Project 4 / Scene Recognition with Bag of Words

In this project, we look into using simple classifications and feature extractions to accomplish some basic scene/category recognization.

Part 1. Tiny Images

Tiny images creates descriptors for each image by resizing the image into a small size and then reshape the images into vectors. The repeat the following procedures for each image. The following code converts each vector zero means and unit length to make computing easier.


tiny_img = imresize(img, [16 16]);
tiny_img_vec = reshape(tiny_img, [1, 256]);
tiny_img_vec = tiny_img_vec - mean(tiny_img_vec);
tiny_img_vec = tiny_img_vec/std(double(tiny_img_vec));
image_feats(i,:) = tiny_img_vec;

Part 2. K Nearest Neighbors and Bag of Words

First, we create a bag of words (or vocab) from the training images with the following code:


img = imread(image_paths{i, 1});
[locations, SIFT_features] = vl_dsift(im2single(img), 'step', step);
D = vl_alldist2(vocab.', single(SIFT_features));
[Y,I] = min(D);
image_feats(i,:) = histcounts(I, vocab_size)';

Bag of words simply counts the distribution/histogram of the vocabulary that are in the test image and compare those to the training images.

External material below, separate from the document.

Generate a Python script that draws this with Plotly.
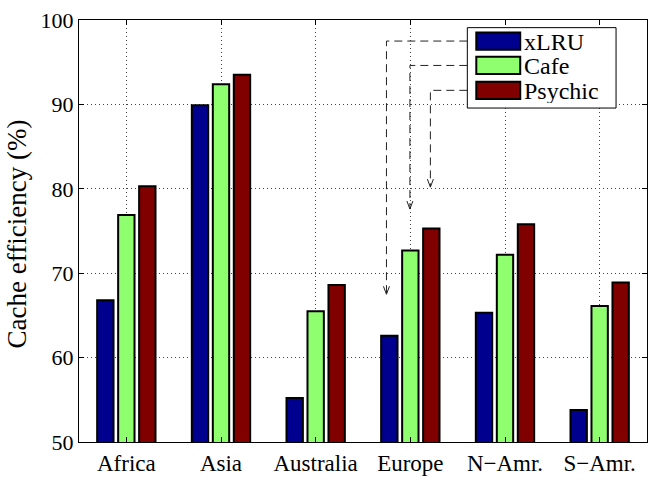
import plotly.graph_objects as go

# Regions and measured cache efficiency (%) per policy
regions = ["Africa", "Asia", "Australia", "Europe", "N\u2212Amr.", "S\u2212Amr."]
xlru = [66.8, 89.9, 55.2, 62.6, 65.3, 53.8]
cafe = [76.9, 92.4, 65.5, 72.7, 72.2, 66.1]
psychic = [80.3, 93.5, 68.6, 75.3, 75.8, 68.9]

series_names = ["xLRU", "Cafe", "Psychic"]
series_values = [xlru, cafe, psychic]
series_colors = ["#00008F", "#8FFF70", "#800000"]

W, H = 656, 484
ML, MR, MT, MB = 79, 8, 15, 28
PW, PH = W - ML - MR, H - MT - MB
Y0, Y1 = 50, 100
SERIF = "Liberation Serif"


def px_x(px):
    return (px - ML) / PW


def px_y(py):
    return (H - MB - py) / PH


def data_x(px):
    return (px - ML) / PW * len(regions) - 0.5


def data_y(py):
    return Y0 + (H - MB - py) / PH * (Y1 - Y0)


fig = go.Figure()
for name, vals, col in zip(series_names, series_values, series_colors):
    fig.add_trace(go.Bar(
        x=regions, y=vals, name=name,
        marker=dict(color=col, line=dict(color="black", width=2)),
        showlegend=False,
    ))

shapes = []
annotations = []

# Legend box, swatches and labels
lx0, lx1, ly0, ly1 = 468, 617, 23, 107
shapes.append(dict(type="rect", xref="paper", yref="paper",
                   x0=px_x(lx0), x1=px_x(lx1), y0=px_y(ly1), y1=px_y(ly0),
                   fillcolor="white", line=dict(color="black", width=1), layer="above"))
row_y = [37, 62.5, 88.5]
for name, col, ry in zip(series_names, series_colors, row_y):
    shapes.append(dict(type="rect", xref="paper", yref="paper",
                       x0=px_x(477), x1=px_x(521), y0=px_y(ry + 9), y1=px_y(ry - 9),
                       fillcolor=col, line=dict(color="black", width=2), layer="above"))
    annotations.append(dict(xref="paper", yref="paper", x=px_x(524), y=px_y(ry + 1),
                            text=name, showarrow=False, xanchor="left", yanchor="middle",
                            height=24, valign="middle", borderpad=0,
                            font=dict(family=SERIF, size=24, color="black")))

# Dashed leader lines from each legend entry down to its Europe bar
eu = regions.index("Europe")
corner_px = [387, 410.5, 431]
for vals, ry, cx in zip(series_values, row_y, corner_px):
    xc = data_x(cx)
    tip = vals[eu] + 4.9
    hy = data_y(ry)
    shapes.append(dict(type="path", xref="x", yref="y",
                       path=f"M {data_x(lx0)},{hy} L {xc},{hy} L {xc},{tip}",
                       line=dict(color="#222222", width=1, dash="8px,5px"), layer="above"))
    shapes.append(dict(type="path", xref="x", yref="y", xsizemode="pixel", ysizemode="pixel",
                       xanchor=xc, yanchor=tip, path="M -3,8 L 0,0 L 3,8",
                       line=dict(color="#222222", width=1), layer="above"))

annotations.append(dict(xref="paper", yref="paper", x=px_x(17), y=px_y(239),
                        text="Cache efficiency (%)", showarrow=False, textangle=-90,
                        xanchor="center", yanchor="middle",
                        font=dict(family=SERIF, size=27, color="black")))

fig.update_layout(
    width=W, height=H,
    margin=dict(l=ML, r=MR, t=MT, b=MB, pad=0),
    paper_bgcolor="white", plot_bgcolor="white",
    barmode="group", bargap=0.335, bargroupgap=0.22,
    shapes=shapes, annotations=annotations,
    font=dict(family=SERIF, size=22, color="black"),
)
fig.update_xaxes(
    range=[-0.5, len(regions) - 0.5],
    showline=True, linecolor="black", linewidth=1, mirror="ticks",
    ticks="inside", ticklen=5, tickcolor="black",
    showgrid=True, gridcolor="#444444", griddash="1px,3px", gridwidth=1,
    tickfont=dict(family=SERIF, size=23, color="black"),
)
fig.update_yaxes(
    range=[Y0, Y1], dtick=10,
    showline=True, linecolor="black", linewidth=1, mirror="ticks",
    ticks="inside", ticklen=5, tickcolor="black",
    showgrid=True, gridcolor="#444444", griddash="1px,3px", gridwidth=1,
    zeroline=False,
    tickfont=dict(family=SERIF, size=22, color="black"),
)

fig.write_html("out.html")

This code uses k nearest neighbors to classify each image. It does this by assigning each test image to it's nearest trained centeroid. KNN is a different classifier that uses unsupervised learning. It categroizes each test image to the training image that has the most similar descriptor.


for i = 1:N;
    for j = 1:k;
        index = double(I(j, i));
        labels(j) = train_labels(index);
    end
    max = 0;
    max_label = labels(1);
    for j = 1:k l = labels(j);
        matching_indices = strcmp(l, labels);
        if matching_indices > max;
            max_label = l;
        end
    end
    predicted_categories(i) = max_label;
end

Using the tiny image feature extractors and the knn clasifier, the accuracy for the scene recognization increases to around 47%. This takes quite awhile since the step size I used was 5 for creating the bag of sift features and 10 for knn.

Part 3. Linear SVM

Linear SVM is a differnt classifier that categorizes images by drawing a linear model through the vector space and finds the function that separates the classes. The combination of SVM and bag of sifts brought the accuracy up to 57% with a lambda of 0.01. Here is the function for potential models:


conf = w*test_image_feats'+repmat(b,1,num_test);